The Maria Colwell case showed that far from having all the answers,
Social Work was an uncertain science, could get it wrong and that
when it failed the results could be fatal, The 'battered baby
syndrome' was identified not merely as a significant phenomenon but
one which Social Workers had been blind to even when it happened
under their very noses. Rapid growth, the whiff of scandal and
strains on the public purse demanded tighter management. The age of
the baggy sweatered long-haired male Social Worker and his kaftan
wearing female colleague was slowly coming to an end. The
1980's was a different decade altogether. Social Workers were seen
as subversives trying to blunt the message of personal
responsibility and self improvement. The system was OK. Tax payers
were over burdened. If you had a problem it was because you weren't
trying hard enough Pull yourself together. At the end of
this decade I left the Statutory Social Service Scene. I joined the
(gospel based) Voluntary Sector.
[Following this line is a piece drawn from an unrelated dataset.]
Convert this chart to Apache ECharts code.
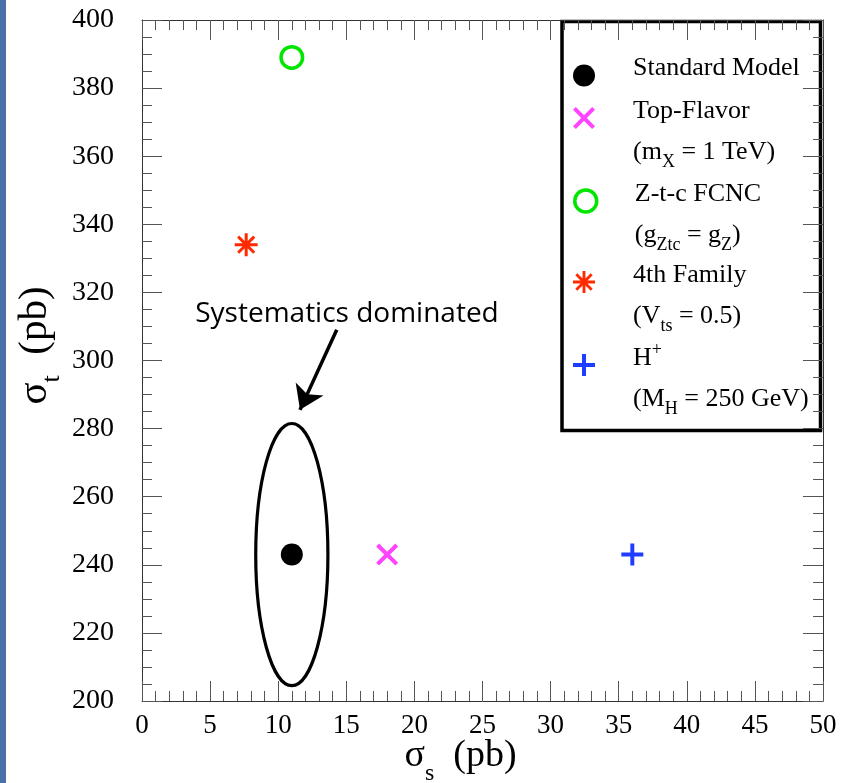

Here I discovered that those
concerns, those values and those ways of working which, with all
their shortcomings I cherished in those early years, were still
alive and well. Had they not been, then T.H.O.M.A.S. might never
have got started. Because they have survived, So too T.H.O.M.A.S.
will survive and grow stronger. If that sounds optimistic it might
have something to do with the fact that I am an inveterate optimist.
To be anything else would be not to hear the message of Easter, the
message of the resurrection, which is essentially one of hope.